* [EXERCISE DETAILS] Extract the full listing verbatim and drop any pictures from your copy.

* * * * * * *

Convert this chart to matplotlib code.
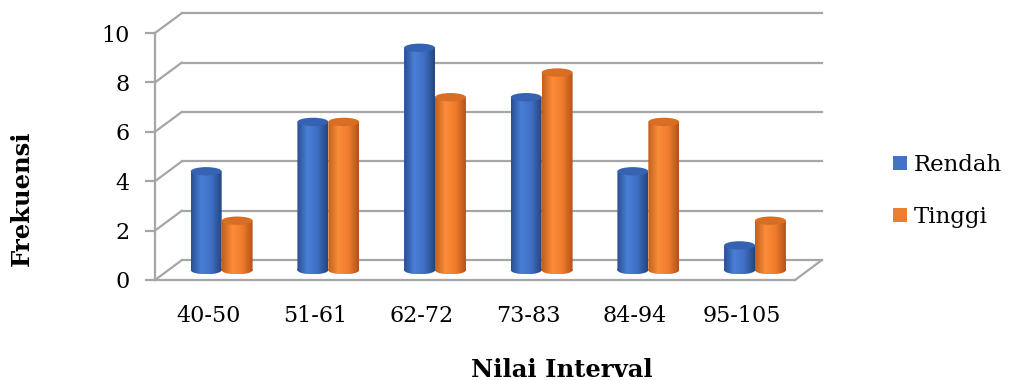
import numpy as np
import matplotlib.pyplot as plt
from matplotlib.patches import Rectangle, Ellipse, Patch
from matplotlib.colors import LinearSegmentedColormap
from matplotlib.path import Path

kategori = ['40-50', '51-61', '62-72', '73-83', '84-94', '95-105']
rendah = [4, 6, 9, 7, 4, 1]
tinggi = [2, 6, 7, 8, 6, 2]
y_ticks = [0, 2, 4, 6, 8, 10]

plt.rcParams['font.family'] = 'DejaVu Serif'

fig = plt.figure(figsize=(10.11, 3.8), dpi=100)
ax = fig.add_axes([155/1011, 100/380, 640/1011, 247/380])

# kedalaman semu 3D (dalam satuan data)
dx, dy = 0.25, 0.8
grid_c = '#a6a6a6'
n = len(kategori)
x_lo, x_hi = -0.5, n - 0.5

# dinding belakang + dinding kiri
for v in y_ticks:
    ax.plot([x_lo + dx, x_hi + dx], [v + dy, v + dy], color=grid_c, lw=1.6, clip_on=False, zorder=1)
    ax.plot([x_lo, x_lo + dx], [v, v + dy], color=grid_c, lw=1.6, clip_on=False, zorder=1)
# tepi kanan lantai
ax.plot([x_hi, x_hi + dx], [0, dy], color=grid_c, lw=1.6, clip_on=False, zorder=1)

cmap_blue = LinearSegmentedColormap.from_list('b', ['#2a4f92', '#4a7fd8', '#3f6fc4', '#25457f'])
cmap_orange = LinearSegmentedColormap.from_list('o', ['#c2601c', '#fb8c3a', '#ef7c2c', '#b4531a'])
grad = np.linspace(0, 1, 64).reshape(1, -1)

bar_w = 0.29
eh = 0.34


def silinder(x0, h, cmap, top_c):
    base = dy / 2
    rect = Rectangle((x0, base), bar_w, h)
    ell_b = Ellipse((x0 + bar_w / 2, base), bar_w, eh)
    clip = Path.make_compound_path(
        rect.get_path().transformed(rect.get_patch_transform()),
        ell_b.get_path().transformed(ell_b.get_patch_transform()))
    im = ax.imshow(grad, cmap=cmap, extent=(x0, x0 + bar_w, base - eh / 2, base + h),
                   aspect='auto', origin='lower', zorder=3, interpolation='bilinear')
    im.set_clip_path(clip, ax.transData)
    top = Ellipse((x0 + bar_w / 2, base + h), bar_w, eh, facecolor=top_c,
                  edgecolor='none', zorder=4)
    ax.add_patch(top)


for i in range(n):
    xc = i + dx / 2
    silinder(xc - bar_w, rendah[i], cmap_blue, '#3562b2')
    silinder(xc, tinggi[i], cmap_orange, '#d86d24')

ax.set_xlim(x_lo, x_hi)
ax.set_ylim(0, 10)

for s in ['top', 'right']:
    ax.spines[s].set_visible(False)
for s in ['left', 'bottom']:
    ax.spines[s].set_color(grid_c)
    ax.spines[s].set_linewidth(1.6)

ax.set_yticks(y_ticks)
ax.set_xticks(range(n))
ax.set_xticklabels(kategori)
ax.tick_params(axis='y', colors=grid_c, length=7, width=1.6, labelsize=16, pad=11, labelcolor='black')
ax.tick_params(axis='x', length=0, labelsize=16, pad=18)

fig.text(22/1011, 1 - 198/380, 'Frekuensi', rotation=90, ha='center', va='center',
         fontsize=17.5, fontweight='bold')
fig.text(562/1011, 1 - 370/380, 'Nilai Interval', ha='center', va='center',
         fontsize=17.5, fontweight='bold')

handles = [Patch(facecolor='#4472c4'), Patch(facecolor='#ed7d31')]
fig.legend(handles, ['Rendah', 'Tinggi'], loc='center left', bbox_to_anchor=(893/1011, 1 - 191/380),
           frameon=False, fontsize=16.5, handlelength=0.6, handleheight=0.6,
           handletextpad=0.3, labelspacing=1.3, borderpad=0, borderaxespad=0)

fig.savefig('out.png', dpi=100, facecolor='white')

* * * * * * *

* [RESULT FOR THIS TASK]
Convert this chart to matplotlib code.
import numpy as np
import matplotlib.pyplot as plt
from matplotlib.patches import Rectangle, Ellipse, Patch
from matplotlib.colors import LinearSegmentedColormap
from matplotlib.path import Path

kategori = ['40-50', '51-61', '62-72', '73-83', '84-94', '95-105']
rendah = [4, 6, 9, 7, 4, 1]
tinggi = [2, 6, 7, 8, 6, 2]
y_ticks = [0, 2, 4, 6, 8, 10]

plt.rcParams['font.family'] = 'DejaVu Serif'

fig = plt.figure(figsize=(10.11, 3.8), dpi=100)
ax = fig.add_axes([155/1011, 100/380, 640/1011, 247/380])

# kedalaman semu 3D (dalam satuan data)
dx, dy = 0.25, 0.8
grid_c = '#a6a6a6'
n = len(kategori)
x_lo, x_hi = -0.5, n - 0.5

# dinding belakang + dinding kiri
for v in y_ticks:
    ax.plot([x_lo + dx, x_hi + dx], [v + dy, v + dy], color=grid_c, lw=1.6, clip_on=False, zorder=1)
    ax.plot([x_lo, x_lo + dx], [v, v + dy], color=grid_c, lw=1.6, clip_on=False, zorder=1)
# tepi kanan lantai
ax.plot([x_hi, x_hi + dx], [0, dy], color=grid_c, lw=1.6, clip_on=False, zorder=1)

cmap_blue = LinearSegmentedColormap.from_list('b', ['#2a4f92', '#4a7fd8', '#3f6fc4', '#25457f'])
cmap_orange = LinearSegmentedColormap.from_list('o', ['#c2601c', '#fb8c3a', '#ef7c2c', '#b4531a'])
grad = np.linspace(0, 1, 64).reshape(1, -1)

bar_w = 0.29
eh = 0.34


def silinder(x0, h, cmap, top_c):
    base = dy / 2
    rect = Rectangle((x0, base), bar_w, h)
    ell_b = Ellipse((x0 + bar_w / 2, base), bar_w, eh)
    clip = Path.make_compound_path(
        rect.get_path().transformed(rect.get_patch_transform()),
        ell_b.get_path().transformed(ell_b.get_patch_transform()))
    im = ax.imshow(grad, cmap=cmap, extent=(x0, x0 + bar_w, base - eh / 2, base + h),
                   aspect='auto', origin='lower', zorder=3, interpolation='bilinear')
    im.set_clip_path(clip, ax.transData)
    top = Ellipse((x0 + bar_w / 2, base + h), bar_w, eh, facecolor=top_c,
                  edgecolor='none', zorder=4)
    ax.add_patch(top)


for i in range(n):
    xc = i + dx / 2
    silinder(xc - bar_w, rendah[i], cmap_blue, '#3562b2')
    silinder(xc, tinggi[i], cmap_orange, '#d86d24')

ax.set_xlim(x_lo, x_hi)
ax.set_ylim(0, 10)

for s in ['top', 'right']:
    ax.spines[s].set_visible(False)
for s in ['left', 'bottom']:
    ax.spines[s].set_color(grid_c)
    ax.spines[s].set_linewidth(1.6)

ax.set_yticks(y_ticks)
ax.set_xticks(range(n))
ax.set_xticklabels(kategori)
ax.tick_params(axis='y', colors=grid_c, length=7, width=1.6, labelsize=16, pad=11, labelcolor='black')
ax.tick_params(axis='x', length=0, labelsize=16, pad=18)

fig.text(22/1011, 1 - 198/380, 'Frekuensi', rotation=90, ha='center', va='center',
         fontsize=17.5, fontweight='bold')
fig.text(562/1011, 1 - 370/380, 'Nilai Interval', ha='center', va='center',
         fontsize=17.5, fontweight='bold')

handles = [Patch(facecolor='#4472c4'), Patch(facecolor='#ed7d31')]
fig.legend(handles, ['Rendah', 'Tinggi'], loc='center left', bbox_to_anchor=(893/1011, 1 - 191/380),
           frameon=False, fontsize=16.5, handlelength=0.6, handleheight=0.6,
           handletextpad=0.3, labelspacing=1.3, borderpad=0, borderaxespad=0)

fig.savefig('out.png', dpi=100, facecolor='white')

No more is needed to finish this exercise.